Published January 13, 2015
Coalition forces have released nearly 900 Iraqi prisoners, beginning the process of sorting through the thousands detained in the month-old war, a U.S. defense official said Friday.
"We stated from the beginning that we don't want to hold anybody any longer than absolutely necessary," said Maj. Ted Wadsworth, a Pentagon spokesman. "The process of sorting people to determine their status has begun."
Those released were determined to be noncombatants, he said, meaning they did not engage in hostile acts during the war and were not part of a military force.
For instance, they may have been civilians caught up in the fighting, Wadsworth said, adding that warring forces have the right and the obligation to take from the battlefield anyone who is a risk to security or who may be in harm's way.
A total of 887 prisoners that had been held in the southern city of Umm Qasr — some in a British camp and others in an American camp — have been released, the bulk in the last two weeks, Wadsworth said.

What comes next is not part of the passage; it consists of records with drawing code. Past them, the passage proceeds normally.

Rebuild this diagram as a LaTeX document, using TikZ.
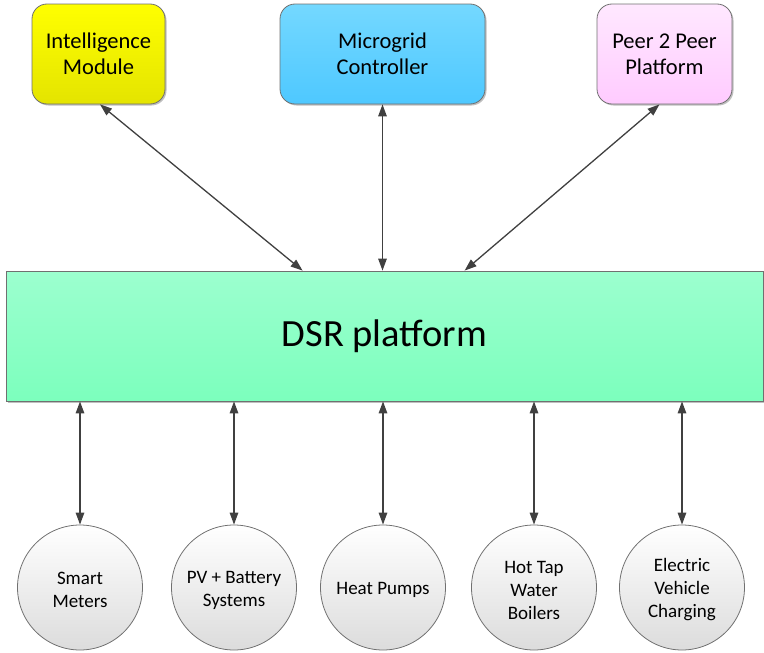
\documentclass[tikz,border=0pt]{standalone}
\usepackage{fontspec}
\setmainfont{Carlito}
\usetikzlibrary{arrows.meta,shadows,calc}
\definecolor{edgegray}{HTML}{404040}
\definecolor{bordergray}{HTML}{707070}
\definecolor{green1}{HTML}{9CFFCF}
\definecolor{green2}{HTML}{7CFFBD}
\definecolor{yellow1}{HTML}{FFFF00}
\definecolor{yellow2}{HTML}{E4E400}
\definecolor{blue1}{HTML}{74D8FF}
\definecolor{blue2}{HTML}{4EC8FF}
\definecolor{pink1}{HTML}{FFE8FF}
\definecolor{pink2}{HTML}{FFCBFF}
\definecolor{gray3}{HTML}{DCDCDC}
\tikzset{
  topbox/.style={draw=bordergray, line width=0.8pt, rounded corners=15pt, inner sep=0pt,
    align=center, font=\fontsize{22.5}{26}\selectfont,
    drop shadow={shadow xshift=1.5pt, shadow yshift=-1.5pt, opacity=0.25, fill=black}},
  dsrbox/.style={draw=bordergray, line width=0.8pt, inner sep=0pt,
    top color=green1, bottom color=green2, font=\fontsize{38.5}{44}\selectfont,
    drop shadow={shadow xshift=1.5pt, shadow yshift=-1.5pt, opacity=0.25, fill=black}},
  device/.style={circle, draw=bordergray, line width=0.8pt, minimum size=125pt, inner sep=0pt,
    top color=white, bottom color=gray3},
  devtext/.style={align=center, font=\fontsize{19}{23}\selectfont, inner sep=0pt},
  link/.style={draw=edgegray, line width=1.3pt, {Triangle[length=12pt,width=8.5pt]}-{Triangle[length=12pt,width=8.5pt]}}
}
\begin{document}
\begin{tikzpicture}[x=1pt,y=-1pt]
\useasboundingbox (0,0) rectangle (764,653);
\node[topbox, top color=yellow1, bottom color=yellow2, minimum width=133pt, minimum height=100pt] (im) at (98.5,54) {Intelligence\\Module};
\node[topbox, top color=blue1, bottom color=blue2, minimum width=205pt, minimum height=100pt] (mg) at (382.5,54) {Microgrid\\Controller};
\node[topbox, top color=pink1, bottom color=pink2, minimum width=135pt, minimum height=100pt] (pp) at (664.5,54) {Peer 2 Peer\\Platform};
\node[dsrbox, minimum width=757pt, minimum height=130pt] (dsr) at (384.5,336) {DSR platform};
\node[device] (sm) at (80,587.5) {};
\node[device] (pv) at (234,587.5) {};
\node[device] (hp) at (383,587.5) {};
\node[device] (hw) at (534,587.5) {};
\node[device] (ev) at (682,587.5) {};
\node[devtext] (smt) at ($(sm.center)+(0,2.5)$) {Smart\\Meters};
\node[devtext] (pvt) at ($(pv.center)+(0,2.5)$) {PV + Battery\\Systems};
\node[devtext] (hpt) at ($(hp.center)+(0,2.5)$) {Heat Pumps};
\node[devtext] (hwt) at ($(hw.center)+(0,2.5)$) {Hot Tap\\Water\\Boilers};
\node[devtext] (evt) at ($(ev.center)+(0,2.5)$) {Electric\\Vehicle\\Charging};
\coordinate (imtop) at ($(im.south)+(1.5,0)$);
\coordinate (imbot) at ($(dsr.north west)+(297,0)$);
\coordinate (ppbot) at ($(dsr.north west)+(459,0)$);
\coordinate (pptop) at ($(pp.south)+(-5,0)$);
\draw[link] (imtop) -- (imbot);
\draw[link] (mg.south) -- (mg.south |- dsr.north);
\draw[link] (pptop) -- (ppbot);
\draw[link] (sm.north |- dsr.south) -- (sm.north);
\draw[link] (pv.north |- dsr.south) -- (pv.north);
\draw[link] (hp.north |- dsr.south) -- (hp.north);
\draw[link] (hw.north |- dsr.south) -- (hw.north);
\draw[link] (ev.north |- dsr.south) -- (ev.north);
\end{tikzpicture}
\end{document}
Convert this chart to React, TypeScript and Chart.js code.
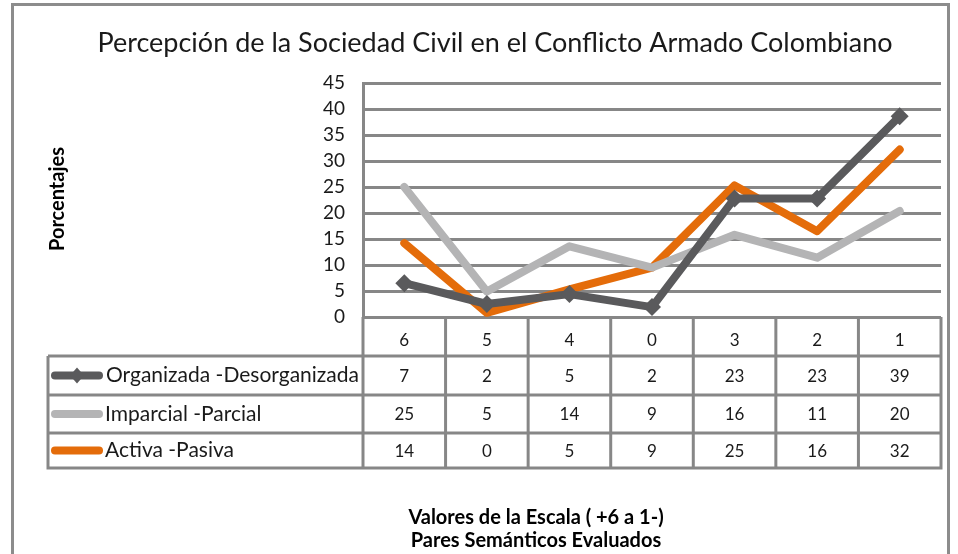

The number of prisoners remaining there — now all combined under U.S. control — is 6,850 prisoners, he said. An unknown number of additional prisoners are at temporary holding facilities elsewhere or still with the military units that captured them, and their number will not be added to the total until they make there way to the Umm Qasr facility, Wadsworth said.
A tent city that could hold up to 24,000 prisoners is being constructed in the city.
An interrogation facility also is planned, officials have said, adding that not all prisoners have been identified and that they hope to get intelligence from some.
Authorities also had problems obtaining the true identities of terror suspects from the counter-terror war in Afghanistan. Several hundred are still being held at the U.S. Naval base at Guantanamo Bay Cuba.
There are no current plans to send prisoners to the facility in Guantanamo, officials have said.
Among the prisoner held at Umm Qasr, defense officials have said there are a number of high-ranking officers. And in recent days, the capture of some high-level officials have been announced by war commanders.
Defense officials hope to get information from them that might lead to the discovery of weapons of mass destruction which the Bush administration says the fallen regime of Saddam Hussein had — and which was part of the justification for war.
International conventions allow that the prisoners can be held until the end of hostilities. The Bush administration also has said it will prosecute Iraqi leaders who committed war crimes against American soldiers in this campaign and the Persian Gulf War of 1991.
Meanwhile, the coalition continues to take more prisoners, pressing its hunt for former leaders of the Iraqi regime as well as weapons and securing Baghdad.
Kurds in the coalition force captured senior Baath Party official Samir Abd al-Aziz al-Najim, marking the second time in as many days that troops have found someone on U.S. most-wanted list of former regime figures, the Central Command reported Friday. Thursday, U.S. forces grabbed Barzan Ibrahim Hasan, a half-brother of Saddam Hussein and a former head of Iraqi intelligence.
There is still was no concrete information about Saddam's whereabouts or whether he had been killed in coalition airstrikes that had targeted him specifically.
Defense Secretary Donald H. Rumsfeld said finding people who know details of any chemical, biological and nuclear weapons programs will be the key to disarming Iraq.
"I don't think we'll discover anything, myself," Rumsfeld said at a town hall-style meeting with Pentagon employees.
"I think what will happen is we'll discover people who will tell us where to go find it. It is not like a treasure hunt where you just run around looking everywhere, hoping you find something."
U.S. troops have found a number of suspicious chemicals and facilities but tests on them have proved negative or inconclusive.